Description
Farmer John has purchased a lush new rectangular pasture composed of M by N (1 ≤ M ≤ 12; 1 ≤ N ≤ 12) square parcels. He wants to grow some yummy corn for the cows on a number of squares. Regrettably, some of the squares are infertile and can't be planted. Canny FJ knows that the cows dislike eating close to each other, so when choosing which squares to plant, he avoids choosing squares that are adjacent; no two chosen squares share an edge. He has not yet made the final choice as to which squares to plant.

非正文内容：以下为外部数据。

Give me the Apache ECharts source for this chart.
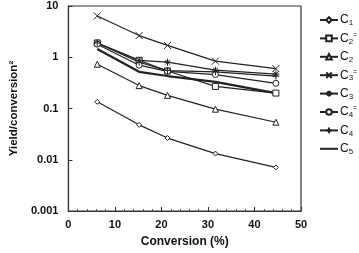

Being a very open-minded man, Farmer John wants to consider all possible options for how to choose the squares for planting. He is so open-minded that he considers choosing no squares as a valid option! Please help Farmer John determine the number of ways he can choose the squares to plant.
给出一个n行m列的草地,1表示肥沃,0表示贫瘠,现在要把一些牛放在肥沃的草地上,但是要求所有牛不能相邻,问你有多少种放法
题目分析
状压DP入门题 用来练手
#include <cstdio>
#include <cstring>
#include <cmath>
#include <queue>
#include <algorithm>
using namespace std;
int n,m;
bool book[1100][1<<13];
int map[20][1<<13];
int dp[20][1<<13];
int mod=1000000000;
int ans;
void Dp()
{
for(int i=1;i<=map[1][0];i++)
dp[1][map[1][i]]=1;
for(int i=2;i<=n;i++)
for(int j=1;j<=map[i][0];j++)
for(int k=1;k<=map[i-1][0];k++)
if(book[map[i][j]][map[i-1][k]])
dp[i][map[i][j]]=(dp[i][map[i][j]]+dp[i-1][map[i-1][k]])%mod;
}
int main()
{
scanf("%d%d",&n,&m);
for(int i=1;i<=n;i++)
{
int tmp;
int s=0;
for(int j=1;j<=m;j++)
{
scanf("%d",&tmp);
if(tmp==0) s+=(1<<(j-1));
}
for(int j=0;j<(1<<m);j++)
{
if((j&s)||(j&(j<<1)))
continue;
map[i][++map[i][0]]=j;
}
}
for(int i=0;i<(1<<m);i++)
for(int j=0;j<(1<<m);j++)
if(!(i&j))book[i][j]=true;
Dp();
for(int i=0;i<(1<<m);i++)
{
ans+=dp[n][i];
ans=ans%mod;
}
printf("%d",ans);
return 0;
}